October 28, 2021
Anyone would have wanted him eternal for being who he was, one of the indispensable characters in Havana's fables, and in some way he had already conquered eternity. Now, last Wednesday, October 27, he has just passed away, at 89 years of age, Chinolope, the artist, the photographer, genius and figure who in his birth certificate arrived in the world with the name Fernando López Junque.
Every epic has its counterpart in those other characters and settings that pass before our eyes as if nothing and, nevertheless, constitute signs of the same era. Alongside those volcanic and hair-raising images that accounted for the triumph and rise of the Cuban people to the height of their destiny, others no less eloquent coexist to reveal to us the mysteries of an identity and the unique density of island space.
Those are the ones Chinolope has bequeathed to us. I said it before and I confirm it today. I know that by particularizing the importance and relevance of his work within the discursive body of Cuban Revolution photography, I run the risk of appearing irreverent, because the artist, by himself, was one. The wanderings of el Chino, whether true or false, told from mouth to mouth or by means of literature, nourish the myth of a wandering life and an artistic vocation that, if it were not for the definitive proof of the photographic frames provided, would be open to doubt.
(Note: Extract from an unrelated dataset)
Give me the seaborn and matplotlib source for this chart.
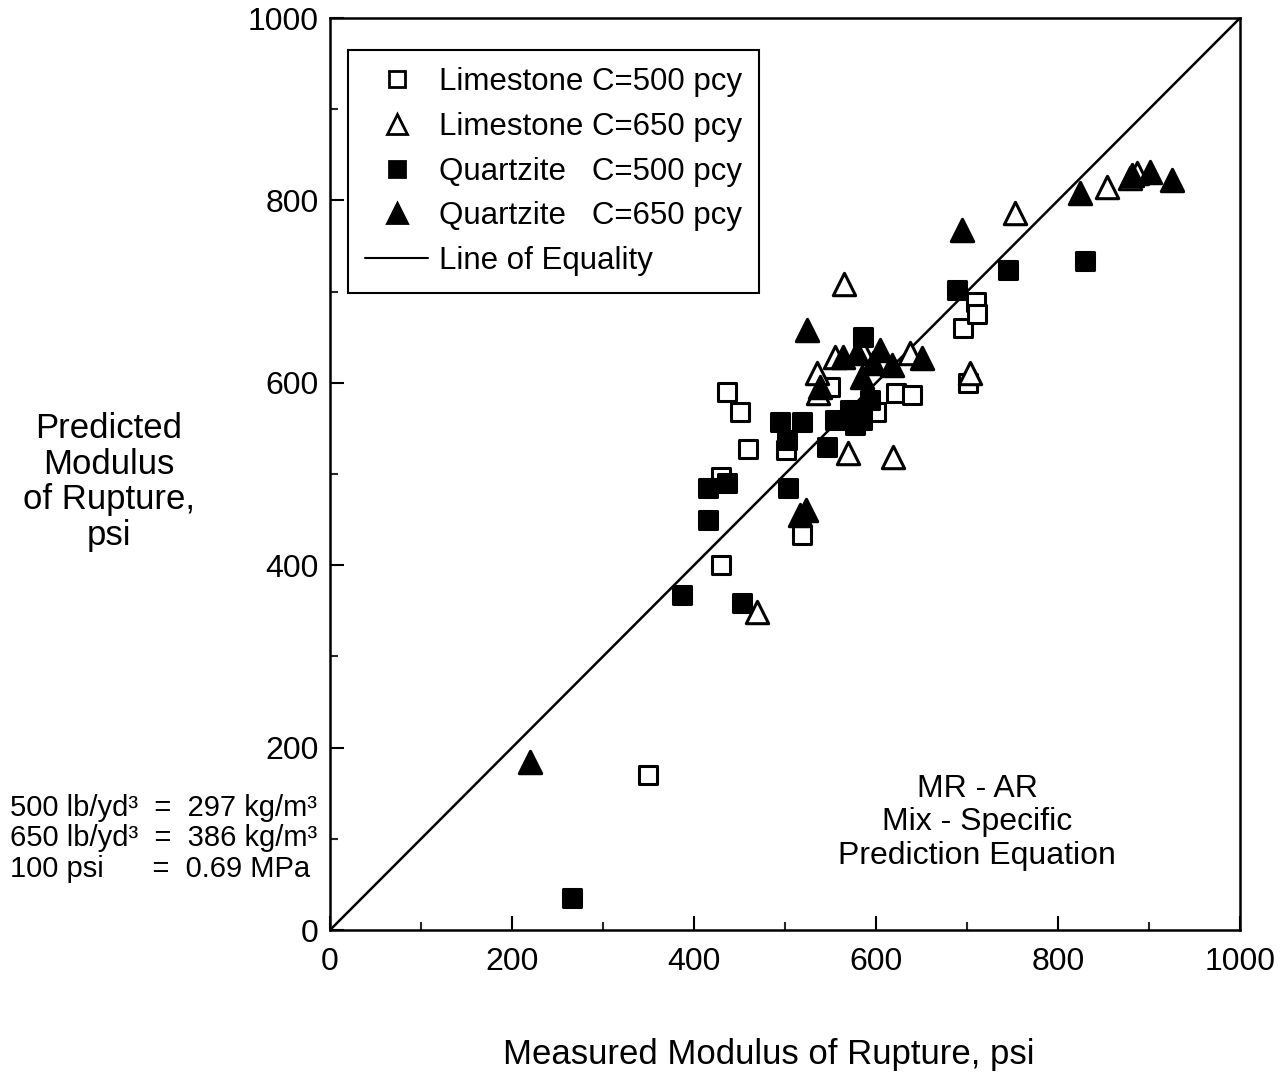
import numpy as np
import pandas as pd
import matplotlib
matplotlib.use("Agg")
import matplotlib.pyplot as plt
from matplotlib.lines import Line2D
from matplotlib.ticker import MultipleLocator
import seaborn as sns

# Measured vs. predicted modulus of rupture (psi)
lime500_measured = [350, 430, 430, 436, 451, 459, 501, 519, 549, 600, 622, 640, 696, 710, 711, 701]
lime500_predicted = [170, 400, 497, 590, 568, 527, 526, 433, 595, 568, 589, 587, 660, 689, 675, 600]

lime650_measured = [469, 569, 619, 565, 703, 753, 854, 887, 879, 535, 555, 637, 536, 585]
lime650_predicted = [349, 523, 519, 708, 611, 786, 815, 830, 825, 611, 628, 633, 589, 636]

quartz500_measured = [266, 387, 415, 436, 415, 453, 503, 495, 519, 502, 546, 586, 555, 571, 585, 577, 593, 689, 745, 830]
quartz500_predicted = [35, 367, 485, 490, 450, 359, 485, 557, 557, 537, 530, 650, 559, 570, 559, 554, 581, 702, 724, 734]

quartz650_measured = [220, 516, 523, 524, 695, 824, 925, 881, 901, 564, 579, 604, 651, 538, 597, 585, 618]
quartz650_predicted = [184, 455, 461, 658, 768, 808, 822, 828, 831, 628, 633, 636, 627, 595, 622, 606, 620]

equality = [0, 1000]

series_labels = ["Limestone C=500 pcy", "Limestone C=650 pcy",
                 "Quartzite   C=500 pcy", "Quartzite   C=650 pcy"]

sns.set_theme(style="white")
plt.rcParams["font.family"] = ["Liberation Sans", "DejaVu Sans"]
plt.rcParams["text.color"] = "black"
plt.rcParams["axes.labelcolor"] = "black"

fig = plt.figure(figsize=(12.81, 10.86), dpi=100)
ax = fig.add_axes([0.2576, 0.1436, 0.7104, 0.8398])

# line of equality
sns.lineplot(x=equality, y=equality, ax=ax, color="black", linewidth=1.8)

series = [
    (lime500_measured, lime500_predicted, "s", "white", 160),
    (lime650_measured, lime650_predicted, "^", "white", 260),
    (quartz500_measured, quartz500_predicted, "s", "black", 160),
    (quartz650_measured, quartz650_predicted, "^", "black", 260),
]
for xs, ys, mk, fc, sz in series:
    df = pd.DataFrame({"measured": xs, "predicted": ys})
    sns.scatterplot(data=df, x="measured", y="predicted", ax=ax, marker=mk,
                    s=sz, facecolor=fc, edgecolor="black", linewidth=2.2,
                    zorder=3)

ax.set_xlim(0, 1000)
ax.set_ylim(0, 1000)
ax.xaxis.set_major_locator(MultipleLocator(200))
ax.yaxis.set_major_locator(MultipleLocator(200))
ax.xaxis.set_minor_locator(MultipleLocator(100))
ax.yaxis.set_minor_locator(MultipleLocator(100))
ax.tick_params(axis="both", which="major", direction="in", length=10, width=1.5,
               labelsize=23, color="black", labelcolor="black",
               top=False, right=False, bottom=True, left=True)
ax.tick_params(axis="x", which="major", pad=12)
ax.tick_params(axis="y", which="major", pad=8)
ax.tick_params(axis="both", which="minor", direction="in", length=6, width=1.5,
               top=False, right=False, bottom=True, left=True)
for sp in ax.spines.values():
    sp.set_color("black")
    sp.set_linewidth(1.8)

ax.set_xlabel("Measured Modulus of Rupture, psi", fontsize=25)
ax.xaxis.set_label_coords(0.482, -0.118)
ax.set_ylabel("")
fig.text(0.085, 0.556, "Predicted\nModulus\nof Rupture,\npsi", fontsize=25,
         ha="center", va="center", linespacing=1.1)

handles = [
    Line2D([], [], marker="s", linestyle="none", markersize=11, markerfacecolor="white",
           markeredgecolor="black", markeredgewidth=2),
    Line2D([], [], marker="^", linestyle="none", markersize=14, markerfacecolor="white",
           markeredgecolor="black", markeredgewidth=2),
    Line2D([], [], marker="s", linestyle="none", markersize=11, markerfacecolor="black",
           markeredgecolor="black", markeredgewidth=2),
    Line2D([], [], marker="^", linestyle="none", markersize=14, markerfacecolor="black",
           markeredgecolor="black", markeredgewidth=2),
    Line2D([], [], color="black", linewidth=1.5),
]
leg = ax.legend(handles, series_labels + ["Line of Equality"], loc="upper left",
                bbox_to_anchor=(0.02, 0.965), borderaxespad=0, fontsize=22.5,
                frameon=True, fancybox=False, framealpha=1, edgecolor="black",
                handlelength=2.0, handletextpad=0.35, labelspacing=0.47,
                borderpad=0.55)
leg.get_frame().set_linewidth(1.5)

ax.text(0.711, 0.118, "MR - AR\nMix - Specific\nPrediction Equation",
        transform=ax.transAxes, ha="center", va="center", fontsize=23,
        linespacing=1.15)

fig.text(0.008, 0.228,
         "500 lb/yd³  =  297 kg/m³\n650 lb/yd³  =  386 kg/m³\n100 psi      =  0.69 MPa",
         fontsize=21, ha="left", va="center", linespacing=1.1)

fig.savefig("out.png", dpi=100, facecolor="white")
At this point, those who did not know the character might believe that Chinolope is an accident in the history of photography, when, in truth, it is impossible to dispense with his contributions.
A single achievement would suffice to place Chinolope in the Olympus of our great lens artists in the second half of the twentieth century: his photographic essay Season at the Sugar Mill. With a prologue by José Lezama Lima and after sleeping a long sleep in the fateful editorial mattress (line of books awaiting publication in Cuban publishing houses of the 70s), the book was a revelation in the 80s and still continues to cause admiration among specialists and audiences from various countries. Each image from this essay presents itself to us as an act of faith in the baroque nature of the gestures and landscape that is common to us.
Season..., however, is not the only work, although perhaps the most coherent, that gave Chinolope the title of greatness. Between the 60s and 70s he harvested through portraiture, capturing Cortázar and Lezama, Virgilio Piñera and Roque Dalton, Víctor Manuel and the no less illustrious Varilla, from the Bodeguita del Medio.
This has been said regarding the works that remain. Like the one Seix Barral used for the first edition of Three Trapped Tigers, by Guillermo Cabrera Infante, a photo in which the musicians, masters of the night, don't know if they sing, play, or simply tear themselves apart. Or that other one in which a girl crosses a stained glass window in Old Havana and looks like an angel. Or that one in which it occurred to el Chino, for the magazine Cuba, to pursue the Knight of Paris even in sleep.
How many photographic frames we must have lost among rolls filed away and cameras lost by chance, through the work and grace of Chinolope. Nobody knows. For now, there he sits, between Lezama and Cortázar, on the porch of El Patio, of the Cathedral. Reminding us that although, as he said, reality has no style, style ends up imposing itself in the philosophy of an image maker.